--- What the exercise asks ---
Leave out all pictures. Return exactly the lines from the top of the material through the line containing "var yTicks = [0, 0.2, 0.4, 0.6, 0.8, 1.0];".

--- Collected data ---
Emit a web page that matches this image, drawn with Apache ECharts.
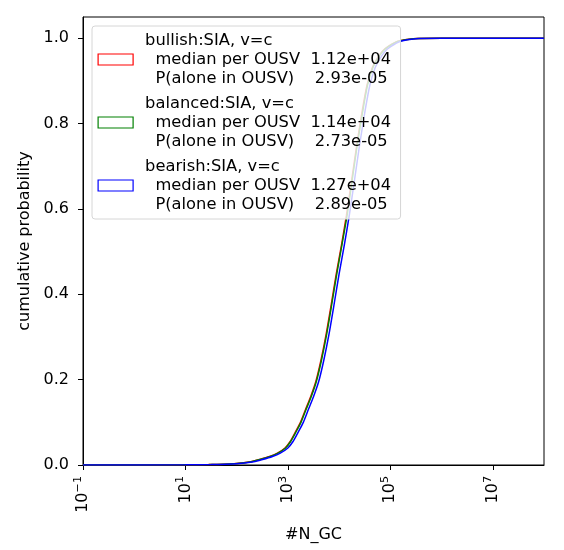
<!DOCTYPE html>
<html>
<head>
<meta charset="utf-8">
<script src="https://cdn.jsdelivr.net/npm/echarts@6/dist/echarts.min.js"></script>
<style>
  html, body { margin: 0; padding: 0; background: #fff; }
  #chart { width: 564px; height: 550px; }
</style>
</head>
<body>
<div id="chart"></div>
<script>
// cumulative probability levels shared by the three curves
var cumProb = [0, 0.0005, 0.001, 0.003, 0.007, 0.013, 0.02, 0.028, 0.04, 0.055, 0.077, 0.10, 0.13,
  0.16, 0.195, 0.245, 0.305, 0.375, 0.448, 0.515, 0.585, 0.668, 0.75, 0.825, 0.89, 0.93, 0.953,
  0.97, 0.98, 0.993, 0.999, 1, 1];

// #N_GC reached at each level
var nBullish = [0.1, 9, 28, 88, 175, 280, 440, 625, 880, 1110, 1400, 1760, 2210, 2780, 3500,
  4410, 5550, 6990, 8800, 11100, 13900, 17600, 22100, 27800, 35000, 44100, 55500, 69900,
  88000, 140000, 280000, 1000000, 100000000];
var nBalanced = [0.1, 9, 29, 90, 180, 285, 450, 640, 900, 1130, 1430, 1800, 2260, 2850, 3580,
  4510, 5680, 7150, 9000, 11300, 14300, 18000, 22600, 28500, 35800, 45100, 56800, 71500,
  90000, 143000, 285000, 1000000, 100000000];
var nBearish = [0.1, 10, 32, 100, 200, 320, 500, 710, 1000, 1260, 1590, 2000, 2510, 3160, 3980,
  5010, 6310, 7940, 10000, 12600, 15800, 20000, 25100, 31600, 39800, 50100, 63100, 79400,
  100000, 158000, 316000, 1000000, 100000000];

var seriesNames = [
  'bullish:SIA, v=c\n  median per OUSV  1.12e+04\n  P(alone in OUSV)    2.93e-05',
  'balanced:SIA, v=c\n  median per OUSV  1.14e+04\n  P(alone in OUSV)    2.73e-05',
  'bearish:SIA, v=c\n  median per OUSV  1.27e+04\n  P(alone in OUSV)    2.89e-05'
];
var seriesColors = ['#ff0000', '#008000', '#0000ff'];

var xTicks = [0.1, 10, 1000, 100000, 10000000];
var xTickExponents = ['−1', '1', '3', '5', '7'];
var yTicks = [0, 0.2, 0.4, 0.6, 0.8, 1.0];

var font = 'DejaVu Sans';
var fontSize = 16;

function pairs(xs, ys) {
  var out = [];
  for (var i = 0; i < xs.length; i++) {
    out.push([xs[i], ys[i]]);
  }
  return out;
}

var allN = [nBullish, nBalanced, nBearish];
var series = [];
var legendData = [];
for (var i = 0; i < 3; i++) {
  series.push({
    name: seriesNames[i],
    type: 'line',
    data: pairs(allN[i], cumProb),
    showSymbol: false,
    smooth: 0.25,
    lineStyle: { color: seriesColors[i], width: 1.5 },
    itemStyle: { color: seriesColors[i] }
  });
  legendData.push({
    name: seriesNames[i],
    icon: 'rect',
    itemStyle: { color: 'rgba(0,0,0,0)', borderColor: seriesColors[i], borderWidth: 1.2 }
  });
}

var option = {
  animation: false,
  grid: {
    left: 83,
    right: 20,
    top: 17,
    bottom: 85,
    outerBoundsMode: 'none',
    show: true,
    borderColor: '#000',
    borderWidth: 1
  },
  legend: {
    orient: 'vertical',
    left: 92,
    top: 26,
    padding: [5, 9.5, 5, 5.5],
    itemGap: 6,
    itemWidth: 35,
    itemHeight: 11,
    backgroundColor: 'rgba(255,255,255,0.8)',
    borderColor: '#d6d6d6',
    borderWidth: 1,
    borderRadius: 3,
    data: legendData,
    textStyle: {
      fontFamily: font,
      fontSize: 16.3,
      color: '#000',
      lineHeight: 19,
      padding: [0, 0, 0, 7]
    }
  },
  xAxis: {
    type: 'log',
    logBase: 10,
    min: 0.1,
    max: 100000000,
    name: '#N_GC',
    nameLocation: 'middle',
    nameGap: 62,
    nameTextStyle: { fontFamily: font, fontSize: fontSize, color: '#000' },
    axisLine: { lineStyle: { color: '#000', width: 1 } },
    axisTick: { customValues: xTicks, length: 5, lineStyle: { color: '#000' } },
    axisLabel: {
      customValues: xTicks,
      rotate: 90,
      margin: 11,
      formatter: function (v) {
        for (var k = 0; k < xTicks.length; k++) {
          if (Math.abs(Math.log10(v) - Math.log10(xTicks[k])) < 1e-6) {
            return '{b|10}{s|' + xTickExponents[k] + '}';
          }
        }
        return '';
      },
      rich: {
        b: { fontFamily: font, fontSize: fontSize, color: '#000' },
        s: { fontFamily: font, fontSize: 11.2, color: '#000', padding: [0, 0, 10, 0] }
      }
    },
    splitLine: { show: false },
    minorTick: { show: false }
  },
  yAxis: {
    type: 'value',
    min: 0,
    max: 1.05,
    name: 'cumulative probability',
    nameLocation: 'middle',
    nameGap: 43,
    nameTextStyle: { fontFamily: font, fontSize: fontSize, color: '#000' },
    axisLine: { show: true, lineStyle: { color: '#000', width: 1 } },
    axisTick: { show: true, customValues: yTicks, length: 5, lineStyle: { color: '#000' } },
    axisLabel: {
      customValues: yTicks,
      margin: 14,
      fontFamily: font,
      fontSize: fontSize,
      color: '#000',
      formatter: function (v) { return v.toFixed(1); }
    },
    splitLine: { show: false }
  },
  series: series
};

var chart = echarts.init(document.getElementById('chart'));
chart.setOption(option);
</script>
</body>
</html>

--- Answer to this task ---
Emit a web page that matches this image, drawn with Apache ECharts.
<!DOCTYPE html>
<html>
<head>
<meta charset="utf-8">
<script src="https://cdn.jsdelivr.net/npm/echarts@6/dist/echarts.min.js"></script>
<style>
  html, body { margin: 0; padding: 0; background: #fff; }
  #chart { width: 564px; height: 550px; }
</style>
</head>
<body>
<div id="chart"></div>
<script>
// cumulative probability levels shared by the three curves
var cumProb = [0, 0.0005, 0.001, 0.003, 0.007, 0.013, 0.02, 0.028, 0.04, 0.055, 0.077, 0.10, 0.13,
  0.16, 0.195, 0.245, 0.305, 0.375, 0.448, 0.515, 0.585, 0.668, 0.75, 0.825, 0.89, 0.93, 0.953,
  0.97, 0.98, 0.993, 0.999, 1, 1];

// #N_GC reached at each level
var nBullish = [0.1, 9, 28, 88, 175, 280, 440, 625, 880, 1110, 1400, 1760, 2210, 2780, 3500,
  4410, 5550, 6990, 8800, 11100, 13900, 17600, 22100, 27800, 35000, 44100, 55500, 69900,
  88000, 140000, 280000, 1000000, 100000000];
var nBalanced = [0.1, 9, 29, 90, 180, 285, 450, 640, 900, 1130, 1430, 1800, 2260, 2850, 3580,
  4510, 5680, 7150, 9000, 11300, 14300, 18000, 22600, 28500, 35800, 45100, 56800, 71500,
  90000, 143000, 285000, 1000000, 100000000];
var nBearish = [0.1, 10, 32, 100, 200, 320, 500, 710, 1000, 1260, 1590, 2000, 2510, 3160, 3980,
  5010, 6310, 7940, 10000, 12600, 15800, 20000, 25100, 31600, 39800, 50100, 63100, 79400,
  100000, 158000, 316000, 1000000, 100000000];

var seriesNames = [
  'bullish:SIA, v=c\n  median per OUSV  1.12e+04\n  P(alone in OUSV)    2.93e-05',
  'balanced:SIA, v=c\n  median per OUSV  1.14e+04\n  P(alone in OUSV)    2.73e-05',
  'bearish:SIA, v=c\n  median per OUSV  1.27e+04\n  P(alone in OUSV)    2.89e-05'
];
var seriesColors = ['#ff0000', '#008000', '#0000ff'];

var xTicks = [0.1, 10, 1000, 100000, 10000000];
var xTickExponents = ['−1', '1', '3', '5', '7'];
var yTicks = [0, 0.2, 0.4, 0.6, 0.8, 1.0];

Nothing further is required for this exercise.